I decided to use a recipe from my Baking At Home tome from the Culinary Institute of America--because those people must know what they're doing, right? Honestly, I think their excellent recipe and tutorial were the only things that salvaged my loaves because they came out just this side of passable.  Ultimately, I don't think the yeast got incorporated well enough, it didn't rise enough (or more likely, I got impatient and didn't let it rise enough), my oven temp was too high (per usual) so the crust was over-baked (why didn't I just tent the pans with foil??) BUT it tasted amazing! And that's what really matters, right?  At least, that's what I told myself when eating my lunchtime turkey sandwiches on tiny slices of bread for the next three days. : )

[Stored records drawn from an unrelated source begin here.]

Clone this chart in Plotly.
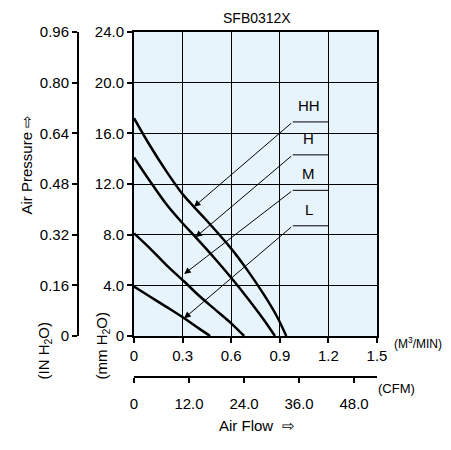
import plotly.graph_objects as go

# curve data: air flow (M3/MIN) vs static pressure (mmH2O)
hh_flow = [0, 0.1, 0.2, 0.3, 0.37, 0.45, 0.6, 0.7, 0.8, 0.88, 0.94]
hh_pres = [17.2, 15.0, 13.0, 11.2, 10.2, 9.1, 6.9, 5.2, 3.3, 1.6, 0]
h_flow = [0, 0.1, 0.2, 0.3, 0.38, 0.5, 0.6, 0.7, 0.8, 0.87]
h_pres = [14.1, 12.2, 10.4, 8.9, 7.8, 6.1, 4.6, 3.0, 1.3, 0]
m_flow = [0, 0.1, 0.2, 0.31, 0.4, 0.5, 0.6, 0.68]
m_pres = [8.1, 6.9, 5.6, 4.3, 3.2, 2.1, 1.0, 0]
l_flow = [0, 0.1, 0.2, 0.31, 0.4, 0.47]
l_pres = [3.9, 3.1, 2.3, 1.4, 0.6, 0]

labels = ["HH", "H", "M", "L"]
arrow_tips = [(0.37, 10.2), (0.38, 7.8), (0.31, 4.9), (0.31, 1.4)]
label_y = [16.9, 14.3, 11.5, 8.7]

mm_ticks = [0, 4, 8, 12, 16, 20, 24]
in_ticks = [0, 0.16, 0.32, 0.48, 0.64, 0.80, 0.96]
flow_ticks = [0, 0.3, 0.6, 0.9, 1.2, 1.5]
cfm_ticks = [0, 12, 24, 36, 48]

W, H = 451, 450
DX, DY = -6, -8  # page offset of the rendered figure


def px(x):
    return (x + DX) / W


def py(y):
    return 1 - (y + DY) / H


x0, x1 = px(132), px(375)
y0, y1 = py(336), py(32)
font = dict(family="Liberation Sans, Arial", size=15, color="black")

fig = go.Figure()
for fx, fy in [(hh_flow, hh_pres), (h_flow, h_pres), (m_flow, m_pres), (l_flow, l_pres)]:
    fig.add_trace(go.Scatter(x=fx, y=fy, mode="lines", line=dict(color="black", width=2.5, shape="spline"),
                             showlegend=False, hoverinfo="skip"))

# dummy traces for the secondary axes
fig.add_trace(go.Scatter(x=[0], y=[0], yaxis="y2", mode="markers", marker=dict(opacity=0), showlegend=False))
fig.add_trace(go.Scatter(x=[0], y=[0], xaxis="x2", mode="markers", marker=dict(opacity=0), showlegend=False))

for lab, tip, ly in zip(labels, arrow_tips, label_y):
    fig.add_annotation(x=1.08, y=ly + 1.3, text=lab, showarrow=False, font=font)
    fig.add_shape(type="line", x0=0.98, x1=1.2, y0=ly, y1=ly, line=dict(color="black", width=1))
    fig.add_annotation(x=tip[0], y=tip[1], ax=0.98, ay=ly, axref="x", ayref="y", text="",
                       showarrow=True, arrowhead=2, arrowsize=1.3, arrowwidth=1, arrowcolor="black")

ax_common = dict(showline=True, linecolor="black", linewidth=2, ticks="outside", tickcolor="black",
                 ticklen=5, tickwidth=2, tickfont=font, zeroline=False)
fig.update_layout(
    width=W, height=H, margin=dict(l=0, r=0, t=0, b=0, autoexpand=False),
    font=font, paper_bgcolor="white", plot_bgcolor="#e8f4fc",
    xaxis=dict(domain=[x0, x1], range=[0, 1.5], tickvals=flow_ticks,
               ticktext=["0", "0.3", "0.6", "0.9", "1.2", "1.5"], showgrid=True,
               gridcolor="black", gridwidth=1, mirror=True, **ax_common),
    yaxis=dict(domain=[y0, y1], range=[0, 24], tickvals=mm_ticks,
               ticktext=["0", "4.0", "8.0", "12.0", "16.0", "20.0", "24.0"], showgrid=True,
               gridcolor="black", gridwidth=1, mirror=True, **ax_common),
    yaxis2=dict(range=[0, 0.96], tickvals=in_ticks,
                ticktext=["0", "0.16", "0.32", "0.48", "0.64", "0.80", "0.96"],
                anchor="free", overlaying="y", position=px(76), showgrid=False, side="left", **ax_common),
    xaxis2=dict(range=[0, 53], tickvals=cfm_ticks, ticktext=["0", "12.0", "24.0", "36.0", "48.0"],
                anchor="free", overlaying="x", position=py(377), showgrid=False, side="bottom",
                ticklabelstandoff=8, **ax_common),
)

fig.add_annotation(x=px(255), y=1, xref="paper", yref="paper", yanchor="top", text="SFB0312X",
                   showarrow=False, font=dict(family=font["family"], size=14, color="black"))
fig.add_annotation(x=px(390), y=py(353), xref="paper", yref="paper", xanchor="left",
                   text="(M<sup>3</sup>/MIN)",
                   showarrow=False, font=dict(family=font["family"], size=12, color="black"))
fig.add_annotation(x=px(415), y=py(398), xref="paper", yref="paper", text="(CFM)",
                   showarrow=False, font=dict(family=font["family"], size=13, color="black"))
fig.add_annotation(x=px(255), y=py(436), xref="paper", yref="paper", text="Air Flow  ⇨",
                   showarrow=False, font=font)
fig.add_annotation(x=px(13), y=py(165), xref="paper", yref="paper", text="Air Pressure ⇨",
                   showarrow=False, textangle=-90, font=font)
fig.add_annotation(x=px(30), y=py(382), xref="paper", yref="paper", text="(IN H<sub>2</sub>O)",
                   showarrow=False, textangle=-90, font=font)
fig.add_annotation(x=px(88), y=py(382), xref="paper", yref="paper", text="(mm H<sub>2</sub>O)",
                   showarrow=False, textangle=-90, font=font)

fig.write_html("out.html")
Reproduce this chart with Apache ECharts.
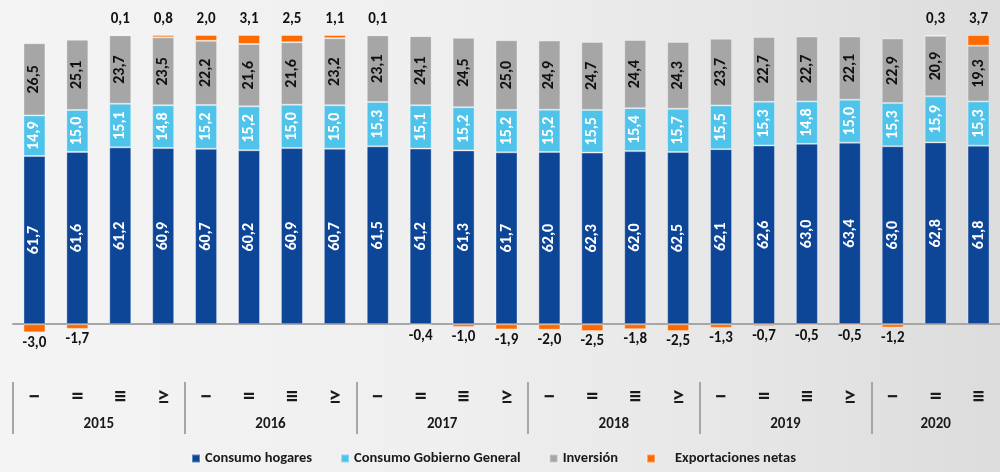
<!DOCTYPE html>
<html>
<head>
<meta charset="utf-8">
<script src="https://cdn.jsdelivr.net/npm/echarts@6/dist/echarts.min.js"></script>
<style>
  html, body { margin: 0; padding: 0; }
  #chart {
    width: 1000px;
    height: 472px;
    background: linear-gradient(to right, #f4f4f4 0%, #efefef 45%, #e6e6e6 75%, #dcdcdc 100%);
  }
</style>
</head>
<body>
<div id="chart"></div>
<script>
// trimestres y años
const quarters = ["−", "=", "≡", "≥", "−", "=", "≡", "≥", "−", "=", "≡", "≥",
  "−", "=", "≡", "≥", "−", "=", "≡", "≥", "−", "=", "≡"];
const years = ["2015", "2016", "2017", "2018", "2019", "2020"];
const quartersPerYear = [4, 4, 4, 4, 4, 3];

// participación en el PIB (%)
const hogares = [61.7, 61.6, 61.2, 60.9, 60.7, 60.2, 60.9, 60.7, 61.5, 61.2, 61.3, 61.7,
  62.0, 62.3, 62.0, 62.5, 62.1, 62.6, 63.0, 63.4, 63.0, 62.8, 61.8];
const gobierno = [14.9, 15.0, 15.1, 14.8, 15.2, 15.2, 15.0, 15.0, 15.3, 15.1, 15.2, 15.2,
  15.2, 15.5, 15.4, 15.7, 15.5, 15.3, 14.8, 15.0, 15.3, 15.9, 15.3];
const inversion = [26.5, 25.1, 23.7, 23.5, 22.2, 21.6, 21.6, 23.2, 23.1, 24.1, 24.5, 25.0,
  24.9, 24.7, 24.4, 24.3, 23.7, 22.7, 22.7, 22.1, 22.9, 20.9, 19.3];
const exportaciones = [-3.0, -1.7, 0.1, 0.8, 2.0, 3.1, 2.5, 1.1, 0.1, -0.4, -1.0, -1.9,
  -2.0, -2.5, -1.8, -2.5, -1.3, -0.7, -0.5, -0.5, -1.2, 0.3, 3.7];

const FONT = "Carlito, Lato, sans-serif";
const fmt = v => v.toFixed(1).replace(".", ",");

// barras 100% apiladas (como Excel: sobre la suma de valores absolutos)
const totals = hogares.map((h, i) =>
  Math.abs(h) + Math.abs(gobierno[i]) + Math.abs(inversion[i]) + Math.abs(exportaciones[i]));
const pct = arr => arr.map((v, i) => v / totals[i] * 100);

// eje de años: puntos a medio trimestre
const half = [];
const yearLabelAt = {};
const sepAt = {};
let k = 0;
years.forEach((y, i) => {
  sepAt[k] = true;
  yearLabelAt[k + quartersPerYear[i]] = y;
  k += quartersPerYear[i] * 2;
});
for (let j = 0; j <= k; j++) half.push(yearLabelAt[j] || "");

const myChart = echarts.init(document.getElementById("chart"));

function barSeries(name, arr, color, textColor) {
  return {
    name: name,
    type: "bar",
    stack: "total",
    barWidth: 22,
    xAxisIndex: 0,
    data: pct(arr),
    itemStyle: { color: color, borderColor: "rgba(255,255,255,0.35)", borderWidth: 1 },
    label: {
      show: true,
      position: "inside",
      rotate: 90,
      color: textColor,
      fontFamily: FONT,
      fontWeight: "bold",
      fontSize: 16,
      formatter: p => fmt(arr[p.dataIndex]),
    },
  };
}

myChart.setOption({
  animation: false,
  backgroundColor: "transparent",
  textStyle: { fontFamily: FONT },
  grid: { left: 13, right: 0, top: 35, bottom: 90 },
  legend: {
    bottom: 1,
    left: 186,
    itemWidth: 8,
    itemHeight: 8,
    itemGap: 28,
    icon: "rect",
    textStyle: { fontFamily: FONT, fontWeight: "bold", fontSize: 14.5, color: "#1a1a1a" },
    data: [
      "Consumo hogares",
      "Consumo Gobierno General",
      "Inversión",
      { name: "Exportaciones netas", textStyle: { padding: [0, 0, 0, 15] } },
    ],
  },
  xAxis: [
    {
      type: "category",
      data: quarters,
      position: "bottom",
      axisLine: { show: false, onZero: false },
      axisTick: { show: false },
      axisLabel: { margin: 4, color: "#1a1a1a", fontWeight: "bold", fontSize: 24, fontFamily: FONT },
    },
    {
      type: "category",
      data: half,
      boundaryGap: false,
      position: "bottom",
      axisLine: { show: false, onZero: false },
      axisTick: {
        show: true,
        length: 52,
        interval: idx => !!sepAt[idx],
        lineStyle: { color: "#a6a6a6", width: 2 },
      },
      axisLabel: {
        margin: 35,
        interval: idx => !!yearLabelAt[idx],
        color: "#1a1a1a",
        fontWeight: "bold",
        fontSize: 15,
        fontFamily: FONT,
      },
    },
    {
      type: "category",
      data: quarters,
      position: "bottom",
      axisLine: { show: true, onZero: true, lineStyle: { color: "#a6a6a6", width: 2 } },
      axisTick: { show: false },
      axisLabel: { show: false },
    },
  ],
  yAxis: { type: "value", min: -20, max: 100, show: false, splitLine: { show: false } },
  series: [
    barSeries("Consumo hogares", hogares, "#0d4597", "#ffffff"),
    barSeries("Consumo Gobierno General", gobierno, "#4fc3ea", "#ffffff"),
    barSeries("Inversión", inversion, "#a6a6a6", "#111111"),
    {
      name: "Exportaciones netas",
      type: "bar",
      stack: "total",
      barWidth: 22,
      xAxisIndex: 0,
      itemStyle: { color: "#ff6a00", borderColor: "rgba(255,255,255,0.35)", borderWidth: 1 },
      data: pct(exportaciones).map((v, i) => ({
        value: v,
        label: { position: exportaciones[i] < 0 ? "bottom" : "top", distance: exportaciones[i] < 0 ? 3 : 8 },
      })),
      label: {
        show: true,
        color: "#111111",
        fontFamily: FONT,
        fontWeight: "bold",
        fontSize: 15,
        formatter: p => fmt(exportaciones[p.dataIndex]),
      },
    },
  ],
});
</script>
</body>
</html>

This is another example of trying to run before I could walk; the recipe included an extra, optional step called "autolyse" that professional bakers supposedly "swear by" for a deeper flavor.  Obviously, because I have SO much experience baking bread, I thought it would be a fabulous idea to try this out.  Let's just say that when you're already going out of your comfort zone to face your paralyzing fear of all things yeasted, then maybe attempting the extra, optional steps with scary names like "autolyse" may not be the best idea. 
I'll be honest, this was very time-consuming.  But otherwise it was not labor or ingredient intensive, and doesn't really require any artistic skill.  If you think you'd like to take the bread plunge, I would definitely recommend this recipe because it doesn't involve any fancy bigas or sponges (don't worry if there are alarms going off in your head right now, we can discuss these things later), and it can be made in one day.  Yes, there are breads that actually take more than one day to make.  At the very least, maybe like me you'll finally be able to break out that dough hook for the first time. 

Dough hook. Arrrrrr.

Honey-Wheat Sandwich Loaves
4 Cups Bread Flour plus extra as needed
1 Cup Whole Wheat Flour
2-1/2 tsp Active Dry Yeast
2 Cups Whole or Low Fat Milk, Boiled and Cooled at Room Temperature
1/3 Cup Vegetable Oil plus extra for greasing
1/3 Cup Honey
2 tsp Salt
Cooking Spray for greasing
Egg Wash (1 large egg whisked with 2 tbsp cold milk or water) or milk for brushing

1. Combine the flours and yeast in the bowl of a stand mixer fitted with the dough hook. Add the milk, oil, honey and salt and mix on low speed until the dough forms a shaggy but even moistened dough, about 2 minutes. Increase the speed to medium and knead until the dough feels satiny and elastic, about 5 minutes.
2. Transfer the dough to a lightly oiled bowl, turn to coat, cover with plastic wrap or a damp towel, and let rise in a warm place until nearly doubled in size, about 1 hour.
3. Fold the dough over on itself, pressing gently to release the gas. Turn it out onto a floured work surface and cut into 2 equal pieces. Round each piece into a smooth ball, pulling the outer layer taut and pinching together the excess dough at the base of the ball. Place the dough seam sides down on a lightly floured work surface. Cover the dough and let rest until relaxed, about 20 minutes.
4. Coat two 9 inch loaf pans lightly with cooking spray. Stretch each dough ball into an 8x12 inch rectangle. Fold each short end of the rectangle toward the center of the dough to keep the sides straight and the corners square. Fold a long edge into the corner and use the heel of your hand to seal the edge to the dough. Fold the dough in half length wise and use your fingertips to seal the 2 edges together; keep the seam straight. The dough should be about 10 inches long. Roll the dough into an even cylinder 12 inches long. Push the ends of the cylinder toward the center until it is 10 inches long and place seam side down into the loaf pans. Brush with egg or milk wash. I used a milk wash. Use an egg wash for a shiny crust.
5. Let the dough to rise in a warm place, uncovered, until the pans are three quarters full and the dough springs back slowly to the touch, 1 hour. Meanwhile preheat you oven to 400ยบ degrees.
6. Bake until the loaves have a rich golden brown crust and the sides of the bread retain their structure when pressed, 40-50 minutes. Remove the bread from the pans immediately and let cool completely on wire racks before slicing and serving.